Less than two years ago, during the coronavirus market panic, GBP/JPY fell to a multi-year low of 124.04. The last time the pair traded at such levels was in August, 2012, when the world was still recovering from the Financial Crisis.
The COVID-19 selloff didn’t last that long though. After plunging 10.9% in March 2020 alone, the pair is now up 26.6% from that bottom. Earning nearly 27% in under two years is a respectable feat even for a stock investor, not to mention a Forex trader.
However, especially in the FX market, trends usually don’t last very long. Can we expect the bulls to continue their crusade to the north or is it time for the bears to take the wheel? That’s the question we hope the Elliott Wave chart below will help us find the answer to.
The daily GBP/JPY chart reveals that the uptrend from 124.04 to 157.42 so far is a five-wave impulse. The pattern is labeled (1)-through-(5), where wave (2) is a running flat correction, while wave (4)—a triangle. The impulsive structure of wave (3) is also visible two degrees down.

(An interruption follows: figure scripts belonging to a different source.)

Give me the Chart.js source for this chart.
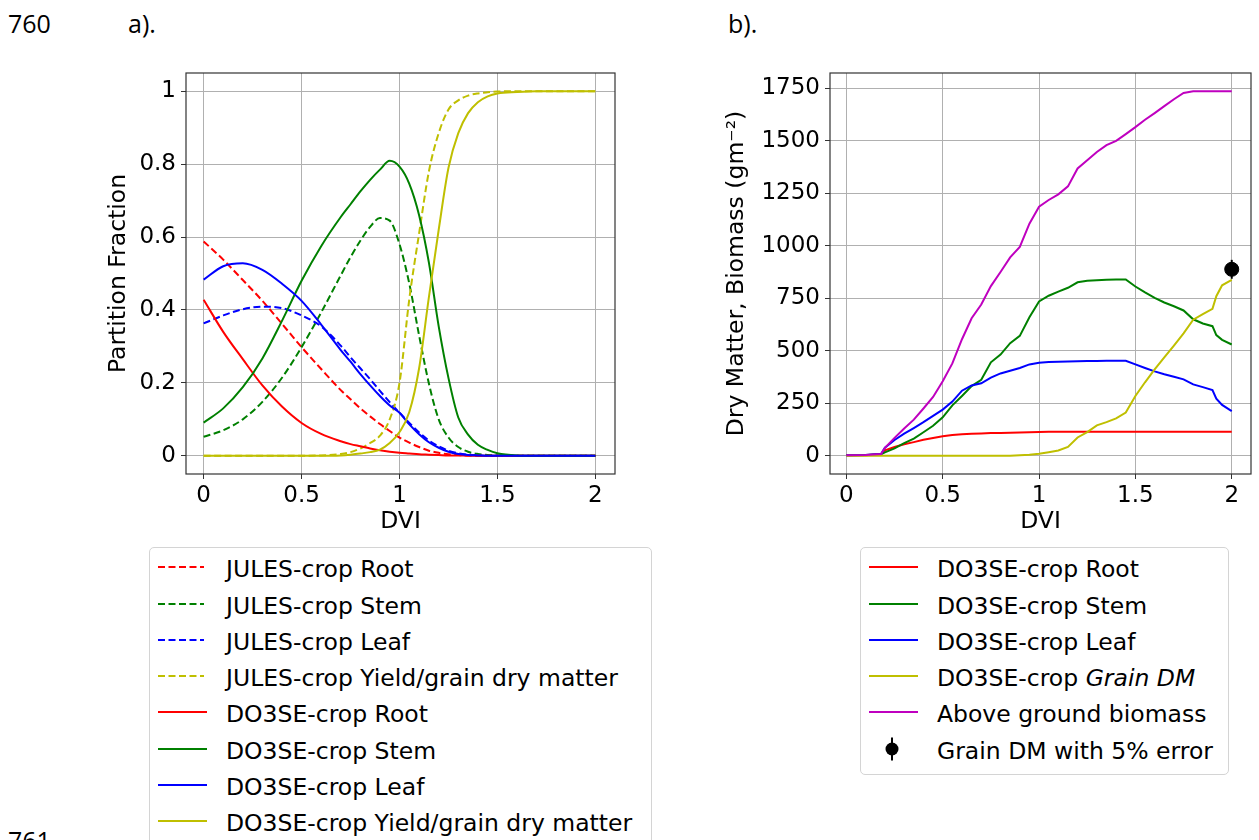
<!DOCTYPE html>
<html>
<head>
<meta charset="utf-8">
<script src="https://cdn.jsdelivr.net/npm/chart.js@4.4.0/dist/chart.umd.min.js"></script>
<style>
  body { margin: 0; width: 1259px; height: 840px; overflow: hidden; background: #fff; position: relative; font-family: 'DejaVu Sans', sans-serif; }
  .note { position: absolute; font-family: 'Open Sans', sans-serif; font-size: 25px; line-height: 25px; color: #000; }
  canvas { position: absolute; }
  .legend { position: absolute; border: 1px solid #d4d4d4; border-radius: 5px; background: #fff; overflow: hidden; }
  .row { position: absolute; left: 0; height: 36px; line-height: 36px; font-size: 23.5px; white-space: nowrap; color: #000; }
  .row svg { position: absolute; left: 0; top: 0; }
  .row span { position: absolute; left: 76px; top: 0; }
</style>
</head>
<body>
<div class="note" style="left:8px;top:11px">760</div>
<div class="note" style="left:128px;top:11px">a).</div>
<div class="note" style="left:728px;top:11px">b).</div>
<div class="note" style="left:8px;top:828px">761</div>

<canvas id="chartA" width="530" height="500" style="left:100px;top:40px"></canvas>
<canvas id="chartB" width="541" height="500" style="left:718px;top:40px"></canvas>

<div class="legend" id="legendA" style="left:149px;top:547px;width:501px;height:310px"></div>
<div class="legend" id="legendB" style="left:860px;top:547px;width:367px;height:226px"></div>

<script>
// a) partition fractions against DVI
const dviA = [0, 0.1, 0.2, 0.3, 0.4, 0.5, 0.6, 0.7, 0.75, 0.8, 0.85, 0.9, 0.95, 1.0, 1.05, 1.1, 1.15, 1.2, 1.25, 1.3, 1.35, 1.4, 1.45, 1.5, 1.6, 1.7, 1.8, 1.9, 2.0];
const julesRoot  = [0.588, 0.538, 0.482, 0.425, 0.362, 0.298, 0.238, 0.18, 0.155, 0.13, 0.108, 0.087, 0.068, 0.05, 0.036, 0.024, 0.014, 0.008, 0.004, 0.002, 0.001, 0, 0, 0, 0, 0, 0, 0, 0];
const julesStem  = [0.052, 0.07, 0.1, 0.148, 0.214, 0.298, 0.393, 0.495, 0.545, 0.59, 0.628, 0.652, 0.645, 0.58, 0.472, 0.33, 0.198, 0.1, 0.05, 0.024, 0.011, 0.005, 0.002, 0.001, 0, 0, 0, 0, 0];
const julesLeaf  = [0.363, 0.385, 0.402, 0.409, 0.405, 0.385, 0.355, 0.302, 0.27, 0.24, 0.21, 0.178, 0.147, 0.118, 0.09, 0.064, 0.042, 0.026, 0.014, 0.007, 0.003, 0.001, 0, 0, 0, 0, 0, 0, 0];
const julesYield = [0, 0, 0, 0, 0, 0, 0.001, 0.005, 0.01, 0.02, 0.035, 0.055, 0.1, 0.2, 0.43, 0.61, 0.78, 0.885, 0.95, 0.975, 0.988, 0.994, 0.997, 0.999, 1, 1, 1, 1, 1];
const do3seRoot  = [0.428, 0.34, 0.265, 0.193, 0.135, 0.09, 0.06, 0.04, 0.032, 0.026, 0.02, 0.015, 0.011, 0.008, 0.006, 0.004, 0.003, 0.002, 0.001, 0.001, 0, 0, 0, 0, 0, 0, 0, 0, 0];
const do3seStem  = [0.091, 0.13, 0.188, 0.267, 0.37, 0.48, 0.575, 0.655, 0.69, 0.725, 0.757, 0.785, 0.809, 0.793, 0.746, 0.66, 0.53, 0.355, 0.213, 0.105, 0.058, 0.03, 0.016, 0.007, 0.001, 0, 0, 0, 0];
const do3seLeaf  = [0.483, 0.52, 0.528, 0.51, 0.472, 0.425, 0.36, 0.29, 0.258, 0.224, 0.193, 0.164, 0.138, 0.118, 0.086, 0.059, 0.037, 0.022, 0.011, 0.005, 0.002, 0.001, 0, 0, 0, 0, 0, 0, 0];
const do3seYield = [0, 0, 0, 0, 0, 0, 0, 0.001, 0.003, 0.006, 0.01, 0.017, 0.035, 0.065, 0.12, 0.24, 0.435, 0.62, 0.79, 0.885, 0.94, 0.97, 0.986, 0.994, 0.998, 1, 1, 1, 1];

// b) dry matter (g m-2) against DVI
const dviB = [0, 0.1, 0.18, 0.2, 0.25, 0.3, 0.35, 0.4, 0.45, 0.5, 0.55, 0.6, 0.65, 0.7, 0.75, 0.8, 0.85, 0.9, 0.95, 1.0, 1.05, 1.1, 1.15, 1.2, 1.25, 1.3, 1.35, 1.4, 1.45, 1.5, 1.55, 1.6, 1.65, 1.7, 1.75, 1.8, 1.85, 1.9, 1.92, 1.95, 2.0];
const dmRoot    = [2, 3, 8, 26, 42, 55, 65, 76, 85, 93, 99, 103, 105, 106, 108, 109, 110, 111, 112, 113, 114, 114, 114, 114, 114, 114, 114, 114, 114, 114, 114, 114, 114, 114, 114, 114, 114, 114, 114, 114, 114];
const dmStem    = [3, 4, 7, 16, 35, 60, 82, 112, 143, 183, 240, 285, 332, 362, 445, 482, 536, 571, 660, 735, 762, 782, 800, 826, 833, 836, 838, 840, 840, 806, 778, 752, 730, 712, 692, 650, 630, 617, 575, 552, 530];
const dmLeaf    = [3, 4, 8, 38, 75, 105, 132, 160, 190, 220, 258, 310, 335, 345, 372, 392, 405, 418, 435, 443, 446, 448, 449, 450, 451, 451, 452, 452, 452, 435, 418, 402, 388, 376, 364, 340, 327, 313, 272, 242, 213];
const dmGrain   = [0, 0, 0, 0, 0, 0, 0, 0, 0, 0, 0, 0, 0, 0, 0, 0, 0, 2, 5, 10, 17, 25, 42, 87, 113, 145, 160, 178, 206, 285, 350, 411, 468, 525, 583, 648, 675, 700, 760, 812, 838];
const dmBiomass = [3, 4, 8, 38, 85, 130, 172, 225, 280, 355, 440, 555, 655, 720, 808, 875, 945, 995, 1105, 1186, 1218, 1245, 1283, 1368, 1407, 1447, 1479, 1500, 1532, 1565, 1600, 1632, 1665, 1698, 1728, 1736, 1736, 1736, 1736, 1736, 1736];
const grainObsDvi = [2];
const grainObs = [888];
const grainErr = [45];

const tickFont = { family: 'DejaVu Sans', size: 23 };
const titleFont = { family: 'DejaVu Sans', size: 23.5 };
const DASH = [7, 3.5];

const seriesA = [
    { label: 'JULES-crop Root', data: julesRoot, color: '#ff0000', dash: true },
    { label: 'JULES-crop Stem', data: julesStem, color: '#008000', dash: true },
    { label: 'JULES-crop Leaf', data: julesLeaf, color: '#0000ff', dash: true },
    { label: 'JULES-crop Yield/grain dry matter', data: julesYield, color: '#bfbf00', dash: true },
    { label: 'DO3SE-crop Root', data: do3seRoot, color: '#ff0000', dash: false },
    { label: 'DO3SE-crop Stem', data: do3seStem, color: '#008000', dash: false },
    { label: 'DO3SE-crop Leaf', data: do3seLeaf, color: '#0000ff', dash: false },
    { label: 'DO3SE-crop Yield/grain dry matter', data: do3seYield, color: '#bfbf00', dash: false }
];

const seriesB = [
    { label: 'DO3SE-crop Root', data: dmRoot, color: '#ff0000' },
    { label: 'DO3SE-crop Stem', data: dmStem, color: '#008000' },
    { label: 'DO3SE-crop Leaf', data: dmLeaf, color: '#0000ff' },
    { label: 'DO3SE-crop <i>Grain DM</i>', data: dmGrain, color: '#bfbf00' },
    { label: 'Above ground biomass', data: dmBiomass, color: '#bf00bf' }
];

// matplotlib style box around the plot area
const framePlugin = {
    id: 'frame',
    afterDatasetsDraw(chart) {
        const { ctx, chartArea: a } = chart;
        ctx.save();
        ctx.strokeStyle = '#333';
        ctx.lineWidth = 1.2;
        ctx.strokeRect(a.left, a.top, a.right - a.left, a.bottom - a.top);
        ctx.restore();
    }
};

function xAxis(min, max) {
    return {
        type: 'linear', min: min, max: max,
        ticks: { stepSize: 0.5, includeBounds: false, color: '#000', font: tickFont, padding: 3, maxRotation: 0, callback: v => String(v) },
        grid: { color: '#b0b0b0', lineWidth: 1, tickColor: '#333', tickLength: 5 },
        border: { display: false },
        title: { display: true, text: 'DVI', color: '#000', font: titleFont, padding: { top: 0, bottom: 4 } },
        afterFit: s => { s.height = 66; }
    };
}

function yAxis(min, max, step, title, width) {
    return {
        min: min, max: max,
        ticks: { stepSize: step, includeBounds: false, color: '#000', font: tickFont, padding: 5, callback: v => String(v) },
        grid: { color: '#b0b0b0', lineWidth: 1, tickColor: '#333', tickLength: 5 },
        border: { display: false },
        title: { display: true, text: title, color: '#000', font: titleFont, padding: { top: 5, bottom: 0 } },
        afterFit: s => { s.width = width; }
    };
}

function baseOptions(pad, scales) {
    return {
        responsive: false,
        animation: false,
        layout: { padding: pad },
        plugins: { legend: { display: false }, tooltip: { enabled: false } },
        elements: { point: { radius: 0 } },
        scales: scales
    };
}

new Chart(document.getElementById('chartA'), {
    type: 'line',
    data: {
        datasets: seriesA.map((s, i) => ({
            label: s.label,
            data: dviA.map((x, k) => ({ x: x, y: s.data[k] })),
            borderColor: s.color,
            borderWidth: 2,
            borderDash: s.dash ? DASH : [],
            cubicInterpolationMode: 'monotone',
            fill: false,
            pointRadius: 0,
            order: seriesA.length - i
        }))
    },
    options: baseOptions({ top: 33, left: 0, right: 15, bottom: 0 }, {
        x: xAxis(-0.09, 2.1),
        y: yAxis(-0.05, 1.05, 0.2, 'Partition Fraction', 86)
    }),
    plugins: [framePlugin]
});

const lineSetsB = seriesB.map((s, i) => ({
    label: s.label,
    data: dviB.map((x, k) => ({ x: x, y: s.data[k] })),
    borderColor: s.color,
    borderWidth: 2,
    tension: 0,
    fill: false,
    pointRadius: 0,
    order: 10 - i
}));

new Chart(document.getElementById('chartB'), {
    type: 'line',
    data: {
        datasets: lineSetsB.concat([
            {
                label: 'error',
                data: [{ x: grainObsDvi[0], y: grainObs[0] - grainErr[0] }, { x: grainObsDvi[0], y: grainObs[0] + grainErr[0] }],
                borderColor: '#000', borderWidth: 2, pointRadius: 0, order: 1
            },
            {
                label: 'Grain DM with 5% error',
                data: grainObsDvi.map((x, k) => ({ x: x, y: grainObs[k] })),
                showLine: false, pointRadius: 7, pointBackgroundColor: '#000', pointBorderColor: '#000', order: 0
            }
        ])
    },
    options: baseOptions({ top: 33, left: 0, right: 0, bottom: 0 }, {
        x: xAxis(-0.085, 2.1),
        y: yAxis(-86.8, 1822.8, 250, 'Dry Matter, Biomass (gm\u207B\u00B2)', 112)
    }),
    plugins: [framePlugin]
});

// legends laid out like the matplotlib boxes
function buildLegend(id, items) {
    const box = document.getElementById(id);
    items.forEach((it, i) => {
        const c = 19.3 + 36.25 * i;
        const row = document.createElement('div');
        row.className = 'row';
        row.style.top = (c - 16) + 'px';
        row.style.width = '100%';
        let mark;
        if (it.marker) {
            mark = '<line x1="31" y1="4.5" x2="31" y2="27.5" stroke="#000" stroke-width="2"/>' +
                   '<circle cx="31" cy="16" r="6.5" fill="#000"/>';
        } else {
            mark = '<line x1="8" y1="16" x2="' + (it.dash ? 54 : 57) + '" y2="16" stroke="' + it.color + '" stroke-width="2"' +
                   (it.dash ? ' stroke-dasharray="' + DASH.join(' ') + '"' : '') + '/>';
        }
        row.innerHTML = '<svg width="64" height="32">' + mark + '</svg><span>' + it.label + '</span>';
        box.appendChild(row);
    });
}

buildLegend('legendA', seriesA);
buildLegend('legendB', seriesB.concat([{ label: 'Grain DM with 5% error', marker: true }]));
</script>
</body>
</html>
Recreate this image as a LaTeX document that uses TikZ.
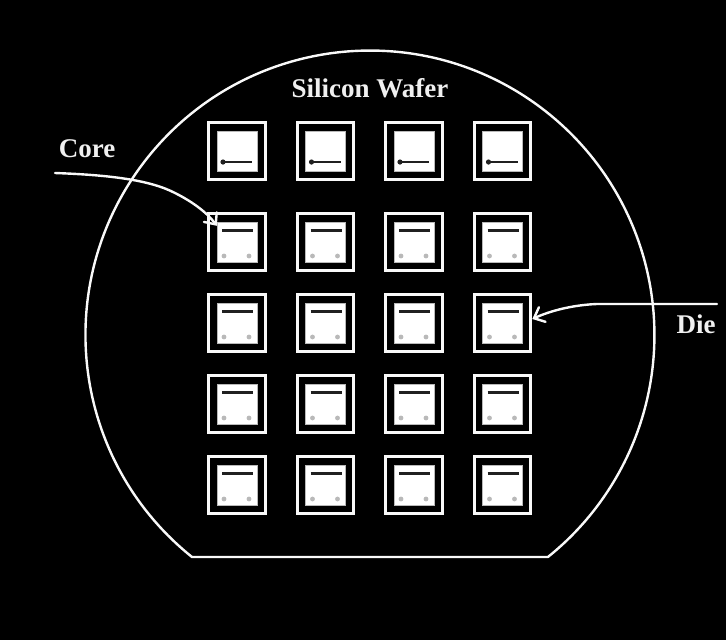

If this count is correct, the pair is currently trading in the fifth and final wave of the pattern. Wave (5) looks capable of reaching and even slightly exceeding 160.00. Unfortunately for the buyers, a three-wave correction follows every impulse.
Once wave (5) is over, a notable decline back to ~145.00 should be expected. The negative outlook is supported by a MACD bearish divergence between waves (3) and (5). While it is too early to short GBP/JPY, we think it is too late to buy, as well.